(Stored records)
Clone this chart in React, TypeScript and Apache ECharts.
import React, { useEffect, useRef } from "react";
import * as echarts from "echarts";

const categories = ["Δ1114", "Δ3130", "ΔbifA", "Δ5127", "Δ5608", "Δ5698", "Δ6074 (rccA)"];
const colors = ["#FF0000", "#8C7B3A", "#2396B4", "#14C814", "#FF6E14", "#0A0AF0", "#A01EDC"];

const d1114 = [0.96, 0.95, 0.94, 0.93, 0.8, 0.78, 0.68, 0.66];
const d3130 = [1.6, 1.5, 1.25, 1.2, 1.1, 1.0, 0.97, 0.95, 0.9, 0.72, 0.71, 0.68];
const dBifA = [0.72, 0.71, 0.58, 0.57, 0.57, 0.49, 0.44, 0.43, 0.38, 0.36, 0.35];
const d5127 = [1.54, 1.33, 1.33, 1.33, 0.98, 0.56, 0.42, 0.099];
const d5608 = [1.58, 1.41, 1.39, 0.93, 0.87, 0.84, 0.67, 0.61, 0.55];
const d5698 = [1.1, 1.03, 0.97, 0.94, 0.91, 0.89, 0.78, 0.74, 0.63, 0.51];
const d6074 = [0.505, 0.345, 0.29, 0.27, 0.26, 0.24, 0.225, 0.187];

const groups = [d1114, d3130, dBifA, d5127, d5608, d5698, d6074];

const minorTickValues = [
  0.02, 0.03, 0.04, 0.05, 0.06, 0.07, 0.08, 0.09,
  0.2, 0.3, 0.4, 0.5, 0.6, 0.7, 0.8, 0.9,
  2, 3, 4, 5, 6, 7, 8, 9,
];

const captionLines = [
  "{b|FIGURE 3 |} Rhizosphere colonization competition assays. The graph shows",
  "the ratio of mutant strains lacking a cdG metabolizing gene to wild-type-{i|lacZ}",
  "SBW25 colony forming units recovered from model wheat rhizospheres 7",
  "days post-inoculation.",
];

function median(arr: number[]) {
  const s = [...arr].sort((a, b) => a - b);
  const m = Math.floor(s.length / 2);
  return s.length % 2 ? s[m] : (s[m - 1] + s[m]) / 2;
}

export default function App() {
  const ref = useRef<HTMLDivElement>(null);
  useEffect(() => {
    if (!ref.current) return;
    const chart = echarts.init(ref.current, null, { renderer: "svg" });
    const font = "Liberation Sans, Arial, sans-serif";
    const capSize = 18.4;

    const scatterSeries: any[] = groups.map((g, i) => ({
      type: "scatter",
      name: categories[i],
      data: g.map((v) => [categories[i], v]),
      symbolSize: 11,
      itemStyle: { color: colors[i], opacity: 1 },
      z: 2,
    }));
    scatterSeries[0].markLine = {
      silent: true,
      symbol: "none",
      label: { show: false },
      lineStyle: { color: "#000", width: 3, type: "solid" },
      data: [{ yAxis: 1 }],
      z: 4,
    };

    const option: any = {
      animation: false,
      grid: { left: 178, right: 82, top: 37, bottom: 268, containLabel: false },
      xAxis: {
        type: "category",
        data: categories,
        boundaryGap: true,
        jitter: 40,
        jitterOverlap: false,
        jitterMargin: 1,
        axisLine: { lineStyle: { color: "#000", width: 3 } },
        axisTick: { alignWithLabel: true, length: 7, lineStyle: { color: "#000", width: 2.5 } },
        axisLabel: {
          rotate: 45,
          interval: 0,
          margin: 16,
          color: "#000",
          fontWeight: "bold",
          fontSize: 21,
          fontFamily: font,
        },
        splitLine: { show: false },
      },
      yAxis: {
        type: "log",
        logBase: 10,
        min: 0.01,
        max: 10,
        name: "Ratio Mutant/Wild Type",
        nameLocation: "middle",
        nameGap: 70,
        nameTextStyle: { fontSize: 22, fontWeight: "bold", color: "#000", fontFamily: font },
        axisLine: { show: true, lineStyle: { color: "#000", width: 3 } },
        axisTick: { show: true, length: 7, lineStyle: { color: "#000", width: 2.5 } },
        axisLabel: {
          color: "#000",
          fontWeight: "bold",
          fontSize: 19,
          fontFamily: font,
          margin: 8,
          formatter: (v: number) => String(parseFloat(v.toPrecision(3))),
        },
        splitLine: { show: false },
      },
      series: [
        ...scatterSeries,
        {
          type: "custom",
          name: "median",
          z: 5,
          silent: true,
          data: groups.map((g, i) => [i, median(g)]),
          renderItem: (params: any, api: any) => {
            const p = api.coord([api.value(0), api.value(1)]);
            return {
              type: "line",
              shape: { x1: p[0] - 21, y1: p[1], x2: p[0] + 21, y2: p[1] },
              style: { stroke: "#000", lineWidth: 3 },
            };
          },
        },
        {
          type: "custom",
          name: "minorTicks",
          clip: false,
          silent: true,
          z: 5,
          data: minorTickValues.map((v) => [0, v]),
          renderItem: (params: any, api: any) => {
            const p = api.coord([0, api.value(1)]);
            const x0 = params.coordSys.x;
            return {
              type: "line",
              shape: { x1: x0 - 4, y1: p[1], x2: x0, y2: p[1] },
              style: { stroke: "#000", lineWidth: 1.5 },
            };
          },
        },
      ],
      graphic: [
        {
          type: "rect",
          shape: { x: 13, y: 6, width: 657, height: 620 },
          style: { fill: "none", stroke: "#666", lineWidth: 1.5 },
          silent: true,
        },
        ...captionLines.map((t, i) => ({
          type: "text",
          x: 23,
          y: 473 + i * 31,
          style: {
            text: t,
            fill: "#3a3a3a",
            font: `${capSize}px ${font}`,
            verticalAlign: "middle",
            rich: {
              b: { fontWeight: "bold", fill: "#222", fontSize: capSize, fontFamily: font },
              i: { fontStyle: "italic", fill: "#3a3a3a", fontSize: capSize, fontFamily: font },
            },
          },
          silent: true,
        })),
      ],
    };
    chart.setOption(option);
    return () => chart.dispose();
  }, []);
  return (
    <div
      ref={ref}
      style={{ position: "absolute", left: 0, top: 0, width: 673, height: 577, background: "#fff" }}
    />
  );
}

==

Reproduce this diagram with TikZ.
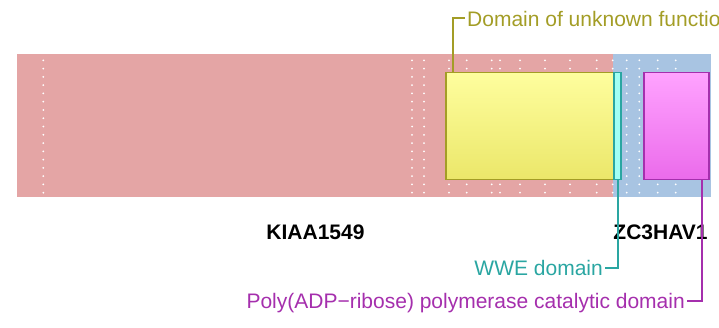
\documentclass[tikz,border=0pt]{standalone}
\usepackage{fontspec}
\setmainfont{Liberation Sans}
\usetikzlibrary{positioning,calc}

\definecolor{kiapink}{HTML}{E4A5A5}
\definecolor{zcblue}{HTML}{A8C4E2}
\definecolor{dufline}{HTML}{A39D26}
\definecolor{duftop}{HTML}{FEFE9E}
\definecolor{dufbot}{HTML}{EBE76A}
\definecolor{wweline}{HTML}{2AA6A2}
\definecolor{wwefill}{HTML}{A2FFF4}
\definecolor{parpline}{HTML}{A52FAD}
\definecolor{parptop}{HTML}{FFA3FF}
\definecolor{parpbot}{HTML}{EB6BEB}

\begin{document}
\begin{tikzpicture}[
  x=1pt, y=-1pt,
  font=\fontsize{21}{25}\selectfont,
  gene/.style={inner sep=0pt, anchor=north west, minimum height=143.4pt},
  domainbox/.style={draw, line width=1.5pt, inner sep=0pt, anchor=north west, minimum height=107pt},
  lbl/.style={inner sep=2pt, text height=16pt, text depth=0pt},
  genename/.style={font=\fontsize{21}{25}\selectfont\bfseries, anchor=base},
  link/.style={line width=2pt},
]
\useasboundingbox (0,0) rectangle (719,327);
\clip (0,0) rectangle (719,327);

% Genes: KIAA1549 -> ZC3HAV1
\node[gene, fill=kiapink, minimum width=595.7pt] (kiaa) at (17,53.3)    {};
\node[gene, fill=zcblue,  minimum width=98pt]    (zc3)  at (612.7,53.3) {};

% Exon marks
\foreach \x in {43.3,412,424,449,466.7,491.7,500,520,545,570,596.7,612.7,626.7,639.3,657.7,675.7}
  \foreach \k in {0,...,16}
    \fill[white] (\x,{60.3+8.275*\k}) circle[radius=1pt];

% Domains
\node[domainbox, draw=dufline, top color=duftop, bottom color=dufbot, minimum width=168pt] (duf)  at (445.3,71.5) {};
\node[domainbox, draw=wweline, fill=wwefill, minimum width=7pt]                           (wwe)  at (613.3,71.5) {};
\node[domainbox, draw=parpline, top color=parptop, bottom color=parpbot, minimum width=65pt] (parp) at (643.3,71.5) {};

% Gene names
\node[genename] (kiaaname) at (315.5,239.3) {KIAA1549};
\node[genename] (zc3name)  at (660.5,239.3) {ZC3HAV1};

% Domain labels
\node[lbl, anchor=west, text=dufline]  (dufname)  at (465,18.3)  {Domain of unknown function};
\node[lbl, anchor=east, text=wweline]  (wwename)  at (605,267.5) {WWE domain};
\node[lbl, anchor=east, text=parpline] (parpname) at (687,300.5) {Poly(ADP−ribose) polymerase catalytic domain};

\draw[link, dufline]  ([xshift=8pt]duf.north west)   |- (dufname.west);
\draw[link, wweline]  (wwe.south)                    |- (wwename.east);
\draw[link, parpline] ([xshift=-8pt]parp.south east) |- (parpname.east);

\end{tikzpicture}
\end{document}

● **Written request**
Exactly the lines above from the one with "Clone this chart" to the one with "import * as", both included, are to be quoted; leave the rest out.

● **Written response**
Clone this chart in React, TypeScript and Apache ECharts.
import React, { useEffect, useRef } from "react";
import * as echarts from "echarts";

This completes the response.